Drawing inspiration from CLARION and widespread media coverage of COVID-19-related vaccine hesitancy, we designed an interprofessional case competition for first-year professional students at the University of Texas Health Science Center at San Antonio (UT Health San Antonio). Volunteer teams of 4 students from at least 3 different educational programs were tasked with developing an impactful, interprofessional intervention to reduce vaccine hesitancy in south central Texas, ostensibly to obtain a contract from the regional public health department. A maximum budget of $650,000 was established to foster creativity and encourage teams to “think big.” The competition was completed in two phases: submission of a written proposal, followed by an oral presentation.
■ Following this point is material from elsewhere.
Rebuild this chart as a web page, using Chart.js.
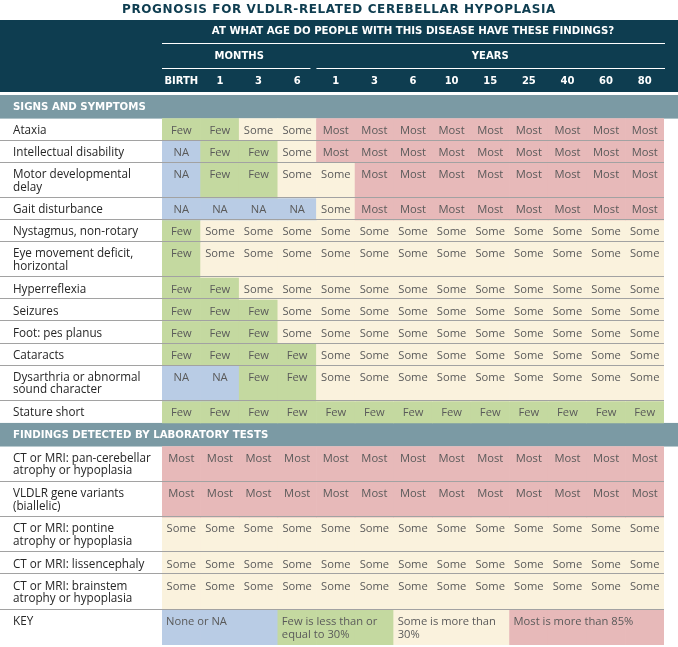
<!DOCTYPE html>
<html>
<head>
<meta charset="utf-8">
<script src="https://cdn.jsdelivr.net/npm/chart.js@4.4.1/dist/chart.umd.min.js"></script>
<style>
  html, body { margin: 0; padding: 0; background: #fff; }
</style>
</head>
<body>
<canvas id="prognosisChart" width="678" height="647"></canvas>
<script>
// table content
const chartTitle = "PROGNOSIS FOR VLDLR-RELATED CEREBELLAR HYPOPLASIA";
const questionText = "AT WHAT AGE DO PEOPLE WITH THIS DISEASE HAVE THESE FINDINGS?";
const ageLabels = ["BIRTH", "1", "3", "6", "1", "3", "6", "10", "15", "25", "40", "60", "80"];
const ageGroups = ["MONTHS", "YEARS"];
const ageGroupSizes = [4, 9];

const signsTitle = "SIGNS AND SYMPTOMS";
const signsLabels = [
  ["Ataxia"],
  ["Intellectual disability"],
  ["Motor developmental", "delay"],
  ["Gait disturbance"],
  ["Nystagmus, non-rotary"],
  ["Eye movement deficit,", "horizontal"],
  ["Hyperreflexia"],
  ["Seizures"],
  ["Foot: pes planus"],
  ["Cataracts"],
  ["Dysarthria or abnormal", "sound character"],
  ["Stature short"],
];
const signsValues = [
  ["Few", "Few", "Some", "Some", "Most", "Most", "Most", "Most", "Most", "Most", "Most", "Most", "Most"],
  ["NA", "Few", "Few", "Some", "Most", "Most", "Most", "Most", "Most", "Most", "Most", "Most", "Most"],
  ["NA", "Few", "Few", "Some", "Some", "Most", "Most", "Most", "Most", "Most", "Most", "Most", "Most"],
  ["NA", "NA", "NA", "NA", "Some", "Most", "Most", "Most", "Most", "Most", "Most", "Most", "Most"],
  ["Few", "Some", "Some", "Some", "Some", "Some", "Some", "Some", "Some", "Some", "Some", "Some", "Some"],
  ["Few", "Some", "Some", "Some", "Some", "Some", "Some", "Some", "Some", "Some", "Some", "Some", "Some"],
  ["Few", "Few", "Some", "Some", "Some", "Some", "Some", "Some", "Some", "Some", "Some", "Some", "Some"],
  ["Few", "Few", "Few", "Some", "Some", "Some", "Some", "Some", "Some", "Some", "Some", "Some", "Some"],
  ["Few", "Few", "Few", "Some", "Some", "Some", "Some", "Some", "Some", "Some", "Some", "Some", "Some"],
  ["Few", "Few", "Few", "Few", "Some", "Some", "Some", "Some", "Some", "Some", "Some", "Some", "Some"],
  ["NA", "NA", "Few", "Few", "Some", "Some", "Some", "Some", "Some", "Some", "Some", "Some", "Some"],
  ["Few", "Few", "Few", "Few", "Few", "Few", "Few", "Few", "Few", "Few", "Few", "Few", "Few"],
];

const labTitle = "FINDINGS DETECTED BY LABORATORY TESTS";
const labLabels = [
  ["CT or MRI: pan-cerebellar", "atrophy or hypoplasia"],
  ["VLDLR gene variants", "(biallelic)"],
  ["CT or MRI: pontine", "atrophy or hypoplasia"],
  ["CT or MRI: lissencephaly"],
  ["CT or MRI: brainstem", "atrophy or hypoplasia"],
];
const labValues = [
  ["Most", "Most", "Most", "Most", "Most", "Most", "Most", "Most", "Most", "Most", "Most", "Most", "Most"],
  ["Most", "Most", "Most", "Most", "Most", "Most", "Most", "Most", "Most", "Most", "Most", "Most", "Most"],
  ["Some", "Some", "Some", "Some", "Some", "Some", "Some", "Some", "Some", "Some", "Some", "Some", "Some"],
  ["Some", "Some", "Some", "Some", "Some", "Some", "Some", "Some", "Some", "Some", "Some", "Some", "Some"],
  ["Some", "Some", "Some", "Some", "Some", "Some", "Some", "Some", "Some", "Some", "Some", "Some", "Some"],
];

const keyTitle = "KEY";
const keyLevels = ["NA", "Few", "Some", "Most"];
const keyTexts = ["None or NA", "Few is less than or equal to 30%", "Some is more than 30%", "Most is more than 85%"];
const keySpans = [3, 3, 3, 4];

// colours
const levelColors = { NA: "#b9cce5", Few: "#c4d9a0", Some: "#faf2dd", Most: "#e7b9b9" };
const darkTeal = "#0e3d50";
const bandGray = "#7b9aa4";
const ruleGray = "#a2a2a2";
const FONT_BODY = '"Open Sans", sans-serif';
const FONT_HEAD = '"DejaVu Sans", sans-serif';

// build row list (bands + data rows), each row spans 1 or 1.6 units
const rows = [];
function pushSection(title, labels, values) {
  rows.push({ kind: "band", text: title, span: 1.07 });
  labels.forEach((lines, i) => {
    rows.push({ kind: "row", lines: lines, values: values[i], span: lines.length > 1 ? 1.6 : 1 });
  });
}
pushSection(signsTitle, signsLabels, signsValues);
pushSection(labTitle, labLabels, labValues);

const keyValues = [];
keyLevels.forEach((lvl, i) => {
  for (let k = 0; k < keySpans[i]; k++) keyValues.push(lvl);
});
rows.push({ kind: "key", lines: [keyTitle], values: keyValues, span: 1.6 });

let acc = 0;
rows.forEach((r) => {
  r.top = acc;
  acc += r.span;
  r.bottom = acc;
});
const totalSpan = acc;

const dataRows = rows.filter((r) => r.kind !== "band");

const datasets = dataRows.map((r) => ({
  label: r.lines.join(" "),
  data: r.values.map(() => [r.top, r.bottom]),
  backgroundColor: r.values.map((v) => levelColors[v]),
  borderWidth: 0,
  grouped: false,
  categoryPercentage: 1,
  barPercentage: 1,
}));

// wrap text into lines that fit maxWidth
function wrapText(ctx, text, maxWidth) {
  const words = text.split(" ");
  const lines = [];
  let line = "";
  words.forEach((w) => {
    const test = line ? line + " " + w : w;
    if (ctx.measureText(test).width > maxWidth && line) {
      lines.push(line);
      line = w;
    } else {
      line = test;
    }
  });
  if (line) lines.push(line);
  return lines;
}

const tablePlugin = {
  id: "tablePlugin",
  beforeDraw(chart) {
    const ctx = chart.ctx;
    const area = chart.chartArea;
    const x = chart.scales.x;
    const colW = (area.right - area.left) / ageLabels.length;
    ctx.save();
    ctx.fillStyle = "#fff";
    ctx.fillRect(0, 0, chart.width, chart.height);

    // title
    ctx.fillStyle = darkTeal;
    ctx.font = "bold 12px " + FONT_HEAD;
    ctx.letterSpacing = "0.6px";
    ctx.textAlign = "center";
    ctx.textBaseline = "middle";
    ctx.fillText(chartTitle, chart.width / 2, 10);
    ctx.letterSpacing = "0px";

    // header band
    ctx.fillStyle = darkTeal;
    ctx.fillRect(0, 20, chart.width, 72);
    ctx.fillStyle = "#fff";
    ctx.font = "bold 10.2px " + FONT_HEAD;
    ctx.fillText(questionText, (area.left + area.right) / 2, 31.5);

    ctx.strokeStyle = "#fff";
    ctx.lineWidth = 1;
    ctx.beginPath();
    ctx.moveTo(area.left, 43.5);
    ctx.lineTo(area.right + 1, 43.5);
    ctx.stroke();

    ctx.font = "bold 10px " + FONT_HEAD;
    let start = 0;
    ageGroups.forEach((g, gi) => {
      const n = ageGroupSizes[gi];
      const left = x.getPixelForValue(start) - colW / 2;
      const right = x.getPixelForValue(start + n - 1) + colW / 2;
      ctx.fillText(g, (left + right) / 2, 56);
      ctx.beginPath();
      ctx.moveTo(left, 68.5);
      ctx.lineTo(right - (gi < ageGroups.length - 1 ? 6 : -1), 68.5);
      ctx.stroke();
      start += n;
    });

    ageLabels.forEach((lab, i) => {
      ctx.fillText(lab, x.getPixelForValue(i), 81);
    });
    ctx.restore();
  },
  beforeDatasetsDraw(chart) {
    const ctx = chart.ctx;
    const y = chart.scales.y;
    ctx.save();
    rows.forEach((r) => {
      if (r.kind !== "band") return;
      const top = y.getPixelForValue(r.top);
      const bottom = y.getPixelForValue(r.bottom);
      ctx.fillStyle = bandGray;
      ctx.fillRect(0, top, chart.width, bottom - top);
      ctx.fillStyle = "#fff";
      ctx.font = "bold 10.2px " + FONT_HEAD;
      ctx.textAlign = "left";
      ctx.textBaseline = "middle";
      ctx.fillText(r.text, 13, (top + bottom) / 2 + 0.5);
    });
    ctx.restore();
  },
  afterDatasetsDraw(chart) {
    const ctx = chart.ctx;
    const y = chart.scales.y;
    const area = chart.chartArea;
    ctx.save();
    ctx.textBaseline = "middle";

    // separators
    ctx.strokeStyle = ruleGray;
    ctx.lineWidth = 1;
    rows.forEach((r, i) => {
      if (r.kind === "band" || i === 0 || rows[i - 1].kind === "band") return;
      const py = Math.round(y.getPixelForValue(r.top)) - 0.5;
      ctx.beginPath();
      ctx.moveTo(0, py);
      ctx.lineTo(area.right, py);
      ctx.stroke();
    });

    dataRows.forEach((r, di) => {
      const meta = chart.getDatasetMeta(di);
      const top = y.getPixelForValue(r.top);

      // row label
      ctx.fillStyle = "#262626";
      ctx.font = "500 11.7px " + FONT_BODY;
      ctx.textAlign = "left";
      r.lines.forEach((ln, li) => {
        ctx.fillText(ln, 13, top + 12 + li * 12.5);
      });

      ctx.font = "11.2px " + FONT_BODY;
      ctx.fillStyle = "#5a5a5a";
      if (r.kind === "row") {
        ctx.textAlign = "center";
        meta.data.forEach((bar, ci) => {
          ctx.fillText(r.values[ci], bar.x, top + 12);
        });
      } else {
        ctx.textAlign = "left";
        let ci = 0;
        keySpans.forEach((n, k) => {
          const first = meta.data[ci];
          const last = meta.data[ci + n - 1];
          const left = first.x - first.width / 2;
          const right = last.x + last.width / 2;
          const lines = wrapText(ctx, keyTexts[k], right - left - 8);
          lines.forEach((ln, li) => {
            ctx.fillText(ln, left + 4, top + 12 + li * 13);
          });
          ci += n;
        });
      }
    });
    ctx.restore();
  },
};

new Chart(document.getElementById("prognosisChart"), {
  type: "bar",
  data: { labels: ageLabels, datasets: datasets },
  options: {
    responsive: false,
    devicePixelRatio: 1,
    animation: false,
    events: [],
    layout: { padding: { left: 162, right: 14, top: 95, bottom: 2 } },
    plugins: { legend: { display: false }, tooltip: { enabled: false } },
    scales: {
      x: { type: "category", display: false },
      y: { type: "linear", display: false, min: 0, max: totalSpan, reverse: true },
    },
  },
  plugins: [tablePlugin],
});
</script>
</body>
</html>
A panel of 6 judges developed and applied scoring rubrics during each phase, with competition winners determined via summation of written and oral scores. We evaluated this program using quantitative and qualitative methods.

Twenty-four students (6 teams) participated in our co-curricular IPE pilot case competition and all completed the evaluation. Participants represented all 5 schools at UT Health San Antonio and 9 different educational programs: Medicine (MD [n=9]), Dentistry (DDS [n=4]), Health Professions (OT [n=4], PA [n=2], SLP [n=1]), Nursing (BSN [n=1], DNP [n=1]), and Graduate Biomedical Sciences (PhD [n=2]). Most participants (88%) were female. Participants strongly agreed that the competition provided meaningful opportunities to develop targeted Interprofessional Education Collaborative (IPEC) sub-competencies: Values/Ethics (92%); Teams/Teamwork (88%); Roles/Responsibilities (88%); and Interprofessional Communication (63%). Most participants (88%) reported that the monetary prize was an extremely or quite motivating factor for participation. Thematic analysis of responses to the question “what did you like best?” yielded three themes: meeting other health professions students, interprofessional collaboration, and opportunities to think critically within a team.

This co-curricular IPE pilot case competition, offered entirely virtually, demonstrated value at UT Health San Antonio to advance interprofessional competency development. It warrants the exploration of mechanisms to offer it on a larger scale. Integration with the national CLARION competition offers a potential opportunity to achieve this goal.